Stocks and gold paused for breath on Thursday as the US Congress voted to end the longest government shutdown on record, with markets waiting for the resumption of US economic data to gauge the rates outlook.
US stock futures traded either side of flat.
Japan’s Nikkei was 0.5 per cent firmer but the broad Topix index climbed nearly 1.0 per cent to a record high as investors shifted portfolios from the frothiest artificial intelligence firms to buy exposure to other parts of the economy.
Similar moves had been afoot overnight, along with a jump in the gold price above $US4,200 ($A6,419) an ounce and a modest rally for bonds that has the US 10-year yield at 4.067 per cent.
US President Donald Trump, who was expected to host Wall Street executives for dinner on Wednesday, would sign a bill to end the government’s shutdown at 9:45pm, the White House said.
Delayed economic data will likely trickle out next week, economists expect, and the focus is on whether it will back up private surveys that have shown softness in the job market.
“One of the arguments now is with reopening, we should get a lot of data coming through that will give more clarity for (Federal Reserve Chair Jerome) Powell to say: ‘I’m cutting rates because of this,’” said Damian Rooney, director of institutional sales at Perth-based stockbroker Argonaut.
In the Aussie market volumes were a little light but there was a bid for lithium and gold miners, he said, as lower interest rates tend to drive buyers for gold.
“It means these guys are making a lot of lolly in Aussie dollar terms. I think we’ve got a bit more legs there,” Rooney said. Most other sectors fell in Australia and the index was 1.0 per cent lower.
Hong Kong’s Hang Seng retreated slightly from a one-month high and the Shanghai Composite rose 0.1 per cent.
On Wall Street the Dow Jones index notched a record high overnight while the tech-heavy Nasdaq retreated.
In London the mining-heavy FTSE 100 closed at a record high. Bank stocks also pushed the pan-European STOXX 600 to record peaks while Italy’s FTSE MIB has hit its highest in almost a quarter of a century.
Japan’s yen has come under renewed pressure as the country’s new premier has been pushing the central bank to go slow on further rate rises. It hit a record low of 179.49 per euro and was near a nine-month trough on the dollar at 154.94.

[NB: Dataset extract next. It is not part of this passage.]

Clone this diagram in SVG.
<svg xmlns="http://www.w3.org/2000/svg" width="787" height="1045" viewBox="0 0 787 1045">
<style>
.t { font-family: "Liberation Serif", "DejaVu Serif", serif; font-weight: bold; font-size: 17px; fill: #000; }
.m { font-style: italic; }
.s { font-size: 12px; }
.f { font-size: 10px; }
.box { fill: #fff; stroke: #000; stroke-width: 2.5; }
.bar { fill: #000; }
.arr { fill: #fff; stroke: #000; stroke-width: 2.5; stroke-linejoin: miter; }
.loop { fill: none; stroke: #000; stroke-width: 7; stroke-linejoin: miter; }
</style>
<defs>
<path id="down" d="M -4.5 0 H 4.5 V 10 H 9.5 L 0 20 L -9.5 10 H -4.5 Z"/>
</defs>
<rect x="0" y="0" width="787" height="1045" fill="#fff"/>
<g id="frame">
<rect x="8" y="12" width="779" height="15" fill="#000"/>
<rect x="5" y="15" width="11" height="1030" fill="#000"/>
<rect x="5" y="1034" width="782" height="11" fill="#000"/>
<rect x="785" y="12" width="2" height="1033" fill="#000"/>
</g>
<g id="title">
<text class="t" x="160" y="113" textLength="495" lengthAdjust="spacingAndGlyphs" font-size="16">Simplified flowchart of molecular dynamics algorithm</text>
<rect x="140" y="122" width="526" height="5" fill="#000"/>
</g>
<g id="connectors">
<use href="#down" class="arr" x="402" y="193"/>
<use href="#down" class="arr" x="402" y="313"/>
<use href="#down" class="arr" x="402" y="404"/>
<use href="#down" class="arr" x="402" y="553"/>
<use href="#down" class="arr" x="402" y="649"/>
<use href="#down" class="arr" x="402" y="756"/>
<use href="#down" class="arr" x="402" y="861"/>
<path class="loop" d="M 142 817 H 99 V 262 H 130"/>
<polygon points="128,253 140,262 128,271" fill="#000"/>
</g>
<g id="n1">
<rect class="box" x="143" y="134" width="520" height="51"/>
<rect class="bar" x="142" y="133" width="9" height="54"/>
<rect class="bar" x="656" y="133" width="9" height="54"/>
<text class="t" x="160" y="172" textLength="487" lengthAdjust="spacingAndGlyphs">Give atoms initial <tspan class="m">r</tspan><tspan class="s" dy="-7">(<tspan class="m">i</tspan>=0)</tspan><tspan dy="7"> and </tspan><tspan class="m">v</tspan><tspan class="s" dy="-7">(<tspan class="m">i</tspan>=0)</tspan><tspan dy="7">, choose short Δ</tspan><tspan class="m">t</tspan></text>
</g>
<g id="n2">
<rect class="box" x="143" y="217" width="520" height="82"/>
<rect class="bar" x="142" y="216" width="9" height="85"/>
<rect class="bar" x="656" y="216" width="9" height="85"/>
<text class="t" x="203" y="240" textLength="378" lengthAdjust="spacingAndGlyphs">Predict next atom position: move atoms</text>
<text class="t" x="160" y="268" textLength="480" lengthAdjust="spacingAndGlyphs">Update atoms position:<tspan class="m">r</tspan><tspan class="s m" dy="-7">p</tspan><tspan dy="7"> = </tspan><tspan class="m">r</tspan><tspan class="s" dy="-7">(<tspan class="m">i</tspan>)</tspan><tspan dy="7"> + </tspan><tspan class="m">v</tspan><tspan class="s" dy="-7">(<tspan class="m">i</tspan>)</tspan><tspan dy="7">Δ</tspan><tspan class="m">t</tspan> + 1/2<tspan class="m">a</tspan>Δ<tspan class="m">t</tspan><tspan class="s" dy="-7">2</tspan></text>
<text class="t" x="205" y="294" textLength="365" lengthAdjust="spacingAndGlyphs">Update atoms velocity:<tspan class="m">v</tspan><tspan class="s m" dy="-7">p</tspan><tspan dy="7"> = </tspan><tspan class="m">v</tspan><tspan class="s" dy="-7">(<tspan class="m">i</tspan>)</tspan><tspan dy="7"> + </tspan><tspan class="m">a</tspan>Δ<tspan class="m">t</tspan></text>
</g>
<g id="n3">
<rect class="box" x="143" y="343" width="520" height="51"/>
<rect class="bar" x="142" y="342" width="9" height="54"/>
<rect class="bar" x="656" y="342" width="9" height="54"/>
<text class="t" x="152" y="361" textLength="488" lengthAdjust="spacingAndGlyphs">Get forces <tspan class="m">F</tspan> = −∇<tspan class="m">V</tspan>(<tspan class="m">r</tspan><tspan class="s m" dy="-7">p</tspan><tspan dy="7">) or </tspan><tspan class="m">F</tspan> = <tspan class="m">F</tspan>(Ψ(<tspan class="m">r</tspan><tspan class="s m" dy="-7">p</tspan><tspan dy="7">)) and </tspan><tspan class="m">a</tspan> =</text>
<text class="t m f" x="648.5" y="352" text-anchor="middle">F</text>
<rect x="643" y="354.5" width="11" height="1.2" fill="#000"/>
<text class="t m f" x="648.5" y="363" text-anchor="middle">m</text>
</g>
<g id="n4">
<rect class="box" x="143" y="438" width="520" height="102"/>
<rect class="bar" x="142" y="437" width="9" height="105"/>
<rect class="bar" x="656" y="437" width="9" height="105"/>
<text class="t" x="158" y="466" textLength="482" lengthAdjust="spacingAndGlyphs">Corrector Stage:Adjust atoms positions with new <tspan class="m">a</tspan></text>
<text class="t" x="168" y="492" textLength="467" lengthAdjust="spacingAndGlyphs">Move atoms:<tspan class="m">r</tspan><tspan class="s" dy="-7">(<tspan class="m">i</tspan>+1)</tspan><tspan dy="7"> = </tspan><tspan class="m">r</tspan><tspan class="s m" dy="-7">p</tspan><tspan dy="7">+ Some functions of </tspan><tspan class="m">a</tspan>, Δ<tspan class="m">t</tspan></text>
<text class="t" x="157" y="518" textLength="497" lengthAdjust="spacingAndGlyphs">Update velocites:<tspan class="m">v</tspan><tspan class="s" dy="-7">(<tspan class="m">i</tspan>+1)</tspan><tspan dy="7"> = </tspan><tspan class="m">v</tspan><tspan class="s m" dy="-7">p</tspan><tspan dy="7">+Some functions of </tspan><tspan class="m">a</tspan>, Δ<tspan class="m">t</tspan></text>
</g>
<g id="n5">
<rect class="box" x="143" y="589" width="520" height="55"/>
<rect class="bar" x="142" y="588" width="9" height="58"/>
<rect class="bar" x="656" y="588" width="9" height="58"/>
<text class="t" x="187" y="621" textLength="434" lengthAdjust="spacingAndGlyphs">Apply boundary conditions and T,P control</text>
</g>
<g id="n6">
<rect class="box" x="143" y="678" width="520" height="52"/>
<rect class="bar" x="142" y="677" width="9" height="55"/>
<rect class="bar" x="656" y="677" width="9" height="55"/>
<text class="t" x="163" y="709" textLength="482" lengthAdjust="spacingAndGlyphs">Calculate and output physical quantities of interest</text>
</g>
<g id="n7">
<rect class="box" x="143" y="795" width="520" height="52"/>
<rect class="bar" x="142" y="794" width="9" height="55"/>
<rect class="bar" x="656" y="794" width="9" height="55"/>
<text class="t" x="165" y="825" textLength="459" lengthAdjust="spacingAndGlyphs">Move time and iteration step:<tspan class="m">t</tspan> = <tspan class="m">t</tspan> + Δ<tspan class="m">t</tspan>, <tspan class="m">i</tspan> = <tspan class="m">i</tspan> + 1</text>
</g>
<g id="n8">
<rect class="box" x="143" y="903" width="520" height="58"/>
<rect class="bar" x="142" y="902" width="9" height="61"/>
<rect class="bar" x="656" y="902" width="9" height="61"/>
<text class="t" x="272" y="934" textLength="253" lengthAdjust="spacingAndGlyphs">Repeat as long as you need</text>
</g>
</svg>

The yen touched 155.05 against the dollar on Wednesday, prompting the finance minister to remind traders the government was watching closely in a prelude to possible intervention in the market.
Bank of Japan Governor Kazuo Ueda appeared before parliament on Thursday and said underlying inflation was gradually accelerating toward the bank’s target.
Elsewhere in foreign exchange trade the Australian dollar ticked higher after data showed a surge in employment in October, bolstering a view that the easing cycle there may have run its course.
The Aussie was last up about 0.2 per cent at $US0.6552 ($A1.0014) and expectations of a cut in May dropped from nearly 70 per cent to 32 per cent.
US Treasuries were steady. Brent crude futures inched down to a three-week low of $US62.48 ($A95.49) a barrel after OPEC shifted its projection to forecast a small surplus to oil demand for 2026.